- [SOURCE DATA]

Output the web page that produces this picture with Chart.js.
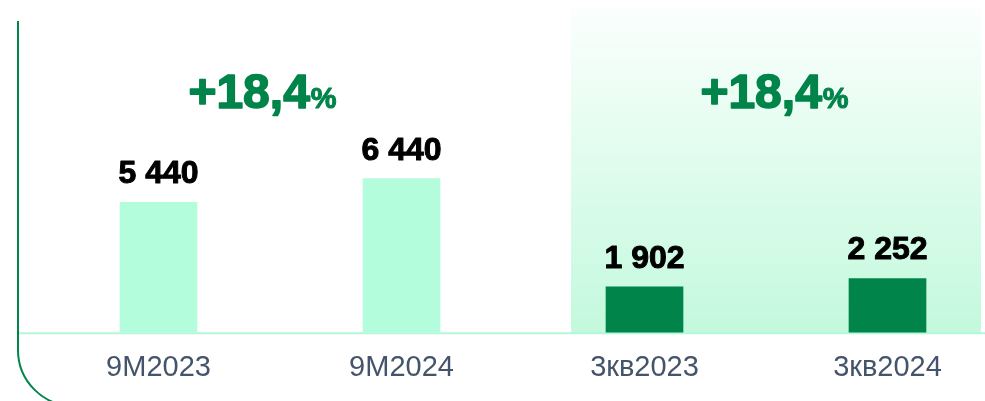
<!DOCTYPE html>
<html>
<head>
<meta charset="UTF-8">
<title>9M / 3кв</title>
<script src="https://cdn.jsdelivr.net/npm/chart.js@4.4.1/dist/chart.umd.min.js"></script>
<style>
    body { margin: 0; background: #fff; }
    canvas { display: block; }
</style>
</head>
<body>
<canvas id="chart" width="985" height="401"></canvas>
<script>
const categories = ['9M2023', '9M2024', '3кв2023', '3кв2024'];
const values = [5440, 6440, 1902, 2252];
const barColors = ['#b4fddc', '#b4fddc', '#00844a', '#00844a'];
// прирост для каждой пары (9М и 3кв)
const growthLabels = ['+18,4', '+18,4'];
const growthPairs = [[0, 1], [2, 3]];

const FONT = '"Liberation Sans", Arial, sans-serif';
const GREEN = '#00844a';

function fmt(v) {
    return String(v).replace(/\B(?=(\d{3})+(?!\d))/g, ' ');
}

// жирный текст чуть плотнее, как в исходнике
function heavyText(ctx, text, x, y, w) {
    ctx.lineWidth = w;
    ctx.lineJoin = 'round';
    ctx.strokeStyle = ctx.fillStyle;
    ctx.strokeText(text, x, y);
    ctx.fillText(text, x, y);
}

// фон для квартала и рамка слева
const backdrop = {
    id: 'backdrop',
    beforeDatasetsDraw(chart) {
        const ctx = chart.ctx;
        const y0 = chart.scales.y.getPixelForValue(0);
        ctx.save();
        const g = ctx.createLinearGradient(0, 7, 0, y0 + 1);
        g.addColorStop(0, '#fbfffd');
        g.addColorStop(1, '#c3f9dd');
        ctx.fillStyle = g;
        ctx.fillRect(571, 7, 410, y0 + 1 - 7);

        // базовая линия
        ctx.strokeStyle = '#b4f7d9';
        ctx.lineWidth = 2;
        ctx.beginPath();
        ctx.moveTo(18, y0 + 1);
        ctx.lineTo(chart.width, y0 + 1);
        ctx.stroke();

        // левая рамка с закруглением
        ctx.strokeStyle = GREEN;
        ctx.lineWidth = 2;
        ctx.beginPath();
        ctx.moveTo(18, 21);
        ctx.lineTo(18, 350);
        ctx.arc(74, 350, 56, Math.PI, Math.PI / 2, true);
        ctx.stroke();
        ctx.restore();
    }
};

const labels = {
    id: 'labels',
    afterDatasetsDraw(chart) {
        const ctx = chart.ctx;
        const meta = chart.getDatasetMeta(0);
        ctx.save();
        ctx.textAlign = 'center';
        ctx.textBaseline = 'alphabetic';
        ctx.fillStyle = '#000';
        ctx.font = 'bold 32px ' + FONT;
        meta.data.forEach((bar, i) => {
            heavyText(ctx, fmt(values[i]), bar.x, bar.y - 19, 1);
        });

        // проценты прироста
        const dx = [-18, 8];
        growthPairs.forEach((p, k) => {
            const cx = (meta.data[p[0]].x + meta.data[p[1]].x) / 2 + dx[k];
            ctx.font = 'bold 48px ' + FONT;
            const w1 = ctx.measureText(growthLabels[k]).width;
            ctx.font = 'bold 29px ' + FONT;
            const w2 = ctx.measureText('%').width;
            const left = cx - (w1 + w2) / 2;
            ctx.fillStyle = GREEN;
            ctx.textAlign = 'left';
            ctx.font = 'bold 48px ' + FONT;
            heavyText(ctx, growthLabels[k], left, 108, 1.6);
            ctx.font = 'bold 29px ' + FONT;
            heavyText(ctx, '%', left + w1 + 1, 108, 1);
        });
        ctx.restore();
    }
};

new Chart(document.getElementById('chart'), {
    type: 'bar',
    data: {
        labels: categories,
        datasets: [{
            data: values,
            backgroundColor: barColors,
            barThickness: 77,
            borderWidth: 0,
            clip: false
        }]
    },
    options: {
        responsive: false,
        animation: false,
        layout: { padding: { left: 158.5, right: 97.5, top: 22, bottom: -2 } },
        plugins: {
            legend: { display: false },
            tooltip: { enabled: false }
        },
        scales: {
            x: {
                offset: false,
                grid: { display: false, drawTicks: false },
                border: { display: false },
                ticks: {
                    padding: 18,
                    color: '#44546a',
                    font: { family: FONT, size: 29 }
                }
            },
            y: {
                display: false,
                min: 0,
                max: 13000
            }
        }
    },
    plugins: [backdrop, labels]
});
</script>
</body>
</html>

- [WHAT THE EXERCISE ASKS]
Transcribe all the lines above exactly, apart from the pictures.

- [ANSWER FOR THIS EXERCISE]
Output the web page that produces this picture with Chart.js.
<!DOCTYPE html>
<html>
<head>
<meta charset="UTF-8">
<title>9M / 3кв</title>
<script src="https://cdn.jsdelivr.net/npm/chart.js@4.4.1/dist/chart.umd.min.js"></script>
<style>
    body { margin: 0; background: #fff; }
    canvas { display: block; }
</style>
</head>
<body>
<canvas id="chart" width="985" height="401"></canvas>
<script>
const categories = ['9M2023', '9M2024', '3кв2023', '3кв2024'];
const values = [5440, 6440, 1902, 2252];
const barColors = ['#b4fddc', '#b4fddc', '#00844a', '#00844a'];
// прирост для каждой пары (9М и 3кв)
const growthLabels = ['+18,4', '+18,4'];
const growthPairs = [[0, 1], [2, 3]];

const FONT = '"Liberation Sans", Arial, sans-serif';
const GREEN = '#00844a';

function fmt(v) {
    return String(v).replace(/\B(?=(\d{3})+(?!\d))/g, ' ');
}

// жирный текст чуть плотнее, как в исходнике
function heavyText(ctx, text, x, y, w) {
    ctx.lineWidth = w;
    ctx.lineJoin = 'round';
    ctx.strokeStyle = ctx.fillStyle;
    ctx.strokeText(text, x, y);
    ctx.fillText(text, x, y);
}

// фон для квартала и рамка слева
const backdrop = {
    id: 'backdrop',
    beforeDatasetsDraw(chart) {
        const ctx = chart.ctx;
        const y0 = chart.scales.y.getPixelForValue(0);
        ctx.save();
        const g = ctx.createLinearGradient(0, 7, 0, y0 + 1);
        g.addColorStop(0, '#fbfffd');
        g.addColorStop(1, '#c3f9dd');
        ctx.fillStyle = g;
        ctx.fillRect(571, 7, 410, y0 + 1 - 7);

        // базовая линия
        ctx.strokeStyle = '#b4f7d9';
        ctx.lineWidth = 2;
        ctx.beginPath();
        ctx.moveTo(18, y0 + 1);
        ctx.lineTo(chart.width, y0 + 1);
        ctx.stroke();

        // левая рамка с закруглением
        ctx.strokeStyle = GREEN;
        ctx.lineWidth = 2;
        ctx.beginPath();
        ctx.moveTo(18, 21);
        ctx.lineTo(18, 350);
        ctx.arc(74, 350, 56, Math.PI, Math.PI / 2, true);
        ctx.stroke();
        ctx.restore();
    }
};

const labels = {
    id: 'labels',
    afterDatasetsDraw(chart) {
        const ctx = chart.ctx;
        const meta = chart.getDatasetMeta(0);
        ctx.save();
        ctx.textAlign = 'center';
        ctx.textBaseline = 'alphabetic';
        ctx.fillStyle = '#000';
        ctx.font = 'bold 32px ' + FONT;
        meta.data.forEach((bar, i) => {
            heavyText(ctx, fmt(values[i]), bar.x, bar.y - 19, 1);
        });

        // проценты прироста
        const dx = [-18, 8];
        growthPairs.forEach((p, k) => {
            const cx = (meta.data[p[0]].x + meta.data[p[1]].x) / 2 + dx[k];
            ctx.font = 'bold 48px ' + FONT;
            const w1 = ctx.measureText(growthLabels[k]).width;
            ctx.font = 'bold 29px ' + FONT;
            const w2 = ctx.measureText('%').width;
            const left = cx - (w1 + w2) / 2;
            ctx.fillStyle = GREEN;
            ctx.textAlign = 'left';
            ctx.font = 'bold 48px ' + FONT;
            heavyText(ctx, growthLabels[k], left, 108, 1.6);
            ctx.font = 'bold 29px ' + FONT;
            heavyText(ctx, '%', left + w1 + 1, 108, 1);
        });
        ctx.restore();
    }
};

new Chart(document.getElementById('chart'), {
    type: 'bar',
    data: {
        labels: categories,
        datasets: [{
            data: values,
            backgroundColor: barColors,
            barThickness: 77,
            borderWidth: 0,
            clip: false
        }]
    },
    options: {
        responsive: false,
        animation: false,
        layout: { padding: { left: 158.5, right: 97.5, top: 22, bottom: -2 } },
        plugins: {
            legend: { display: false },
            tooltip: { enabled: false }
        },
        scales: {
            x: {
                offset: false,
                grid: { display: false, drawTicks: false },
                border: { display: false },
                ticks: {
                    padding: 18,
                    color: '#44546a',
                    font: { family: FONT, size: 29 }
                }
            },
            y: {
                display: false,
                min: 0,
                max: 13000
            }
        }
    },
    plugins: [backdrop, labels]
});
</script>
</body>
</html>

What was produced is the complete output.